Doubtless, you will protest that the Post got some of its minor facts wrong. Lauber’s family has said as much, as has one of Romney’s classmates, Stuart White. You may also point out that that Maxwell is a Democrat, and so are some of the other Post sources. But nobody has contradicted Horowitz’s basic account of what happened to Lauber. One of the witnesses, David Seed, a retired school principal, once served as a Republican country chairman in Michigan. He said to the Post, “To this day it troubles me…. What a senseless, stupid, idiotic thing to do.”
In the face of this sort of testimony, there’s really not much point dispatching, as you did this morning, one of your flaks, Kerry Healey, to defend you on CNN. (“Mitt Romney a bully?” Healey told Soledad O’Brien. “The answer is no…. He does not have a vicious bone in his body.”) If you can’t find some former classmates to contradict the account in the Post (and if you could find them they’d already be out there giving their version of events) you had better change course, and quickly.
Brazening it out won’t work. This details are too juicy, and your opponents are too resourceful, for the saga to fade away. If you aren’t careful, and it might well already be too late, it will join the dog-on-the-car-roof story as one that defines you in the public mind. And politically, this is a much more damaging tale. Think of all those female voters with children, a demographic in which you already trailing badly, to whom the school bully is the worst of the worst.
So suck it up, Mitt, and arrange another interview—this time with a more credible news organization. Tell the interviewer that reading about the Lauber incident and talking it over with former schoolmates has refreshed in your mind at least some of the details of what happened. Say what you and your friends did was a bad act, but one that reflected the stuffy, cloistered, all-male environment in which it took place. For goodness’ sake, avoid the word “prank.” And don’t say again that you didn’t even know the word “homosexual” in 1965. Whether you viewed Lauber as a “sissy,” a “girl,” or just as some sort of nonconformist weirdo doesn’t make much difference. You and your pals terrorized and humiliated him.
Display some remorse. Talk about some of the gay people who worked for you in Massachusetts, and how you related to them. Show some humility, and some humanity.
Such a performance won’t convert any die-hard Democrats.
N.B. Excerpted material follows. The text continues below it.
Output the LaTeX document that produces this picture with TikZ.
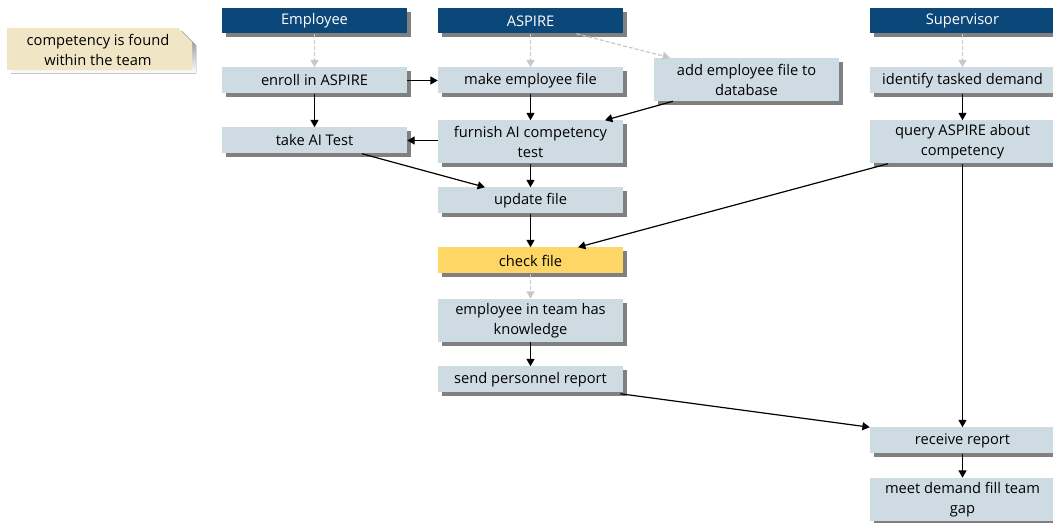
\documentclass[tikz,border=0pt]{standalone}
\usepackage{fontspec}
\setmainfont{Open Sans}
\usetikzlibrary{arrows.meta,shadows,calc}
\definecolor{hdrblue}{RGB}{12,71,122}
\definecolor{stepfill}{RGB}{207,219,227}
\definecolor{checkyellow}{RGB}{253,214,101}
\definecolor{notefill}{RGB}{240,230,198}
\definecolor{shade}{RGB}{128,128,128}
\definecolor{flowgray}{RGB}{200,200,200}

\tikzset{
  lbl/.style={font=\fontsize{11}{15}\selectfont},
  base/.style={rectangle, inner sep=0pt, align=center, minimum width=138.75pt, lbl,
    drop shadow={shadow xshift=3pt, shadow yshift=-3pt, fill=shade, opacity=1}},
  header/.style={base, fill=hdrblue, text=white, minimum height=18.75pt},
  stepbox/.style={base, fill=stepfill, minimum height=19.5pt},
  tallbox/.style={base, fill=stepfill, minimum height=32.25pt},
  flow/.style={-{Triangle[length=5.5pt,width=6pt]}, line width=0.9pt},
  ghost/.style={-{Triangle[length=5.5pt,width=6pt]}, line width=0.9pt,
    draw=flowgray, dash pattern=on 3pt off 1.5pt},
}

\begin{document}
\begin{tikzpicture}[x=0.75pt, y=-0.75pt]
\clip (0,0) rectangle (1053,523);

% note with cut corner
\fill[shade] (11,31.5) -- (182,31.5) -- (196,45.5) -- (196,73.5) -- (11,73.5) -- cycle;
\fill[notefill] (7,28) -- (178,28) -- (192,42) -- (192,70) -- (7,70) -- cycle;
\node[align=center, lbl, inner sep=0pt] (note) at (98,50) {competency is found\\within the team};

% Employee lane
\node[header] (emp) at (314.5,21) {Employee};
\node[stepbox] (enroll) at (314.5,80.5) {enroll in ASPIRE};
\node[stepbox] (take) at (314.5,140.5) {take AI Test};

% ASPIRE lane
\node[header] (asp) at (530.5,21) {ASPIRE};
\node[stepbox] (make) at (530.5,80.5) {make employee file};
\node[tallbox] (add) at (746.5,79.5) {add employee file to\\database};
\node[tallbox] (furnish) at (530.5,142) {furnish AI competency\\test};
\node[stepbox] (update) at (530.5,200.5) {update file};
\node[stepbox, fill=checkyellow] (check) at (530.5,260.5) {check file};
\node[tallbox] (know) at (530.5,320.5) {employee in team has\\knowledge};
\node[stepbox] (send) at (530.5,379.5) {send personnel report};

% Supervisor lane
\node[header] (sup) at (962.5,21) {Supervisor};
\node[stepbox] (ident) at (962.5,80.5) {identify tasked demand};
\node[tallbox] (query) at (962.5,142) {query ASPIRE about\\competency};
\node[stepbox] (recv) at (962.5,440.5) {receive report};
\node[tallbox] (meet) at (962.5,499.5) {meet demand fill team\\gap};

% connectors
\draw[ghost] (emp) -- (enroll);
\draw[ghost] (asp) -- (make);
\draw[ghost] ($(asp.south)+(46,0)$) -- ($(add.north)+(-76.5,0)$);
\draw[ghost] (sup) -- (ident);
\draw[ghost] (check) -- (know);

\draw[flow] (enroll) -- (take);
\draw[flow] (enroll) -- (make);
\draw[flow] (make) -- (furnish);
\draw[flow] ($(add.south)+(-73.5,0)$) -- ($(furnish.north)+(74.5,0)$);
\draw[flow] (furnish.west |- take.east) -- (take.east);
\draw[flow] ($(take.south)+(47.5,0)$) -- ($(update.north)+(-45.5,0)$);
\draw[flow] (furnish) -- (update);
\draw[flow] (update) -- (check);
\draw[flow] ($(query.south)+(-74.5,0)$) -- ($(check.north)+(47.5,0)$);
\draw[flow] (know) -- (send);
\draw[flow] ($(send.south east)+(-3,1)$) -- (recv.north west);
\draw[flow] (ident) -- (query);
\draw[flow] (query) -- (recv);
\draw[flow] (recv) -- (meet);
\end{tikzpicture}
\end{document}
It will, however, be noticed by independents and others who are thinking of voting for you but who already have some doubts about your character and your background. Being perceived as an out-of-touch rich doofus is something you can work on gradually.
Being perceived as an out-of-touch rich bully is a serious problem that needs addressing right now before it gets any worse.
Mitt, it’s time to learn a trick from Obama and call in Diane Sawyer. Do it today!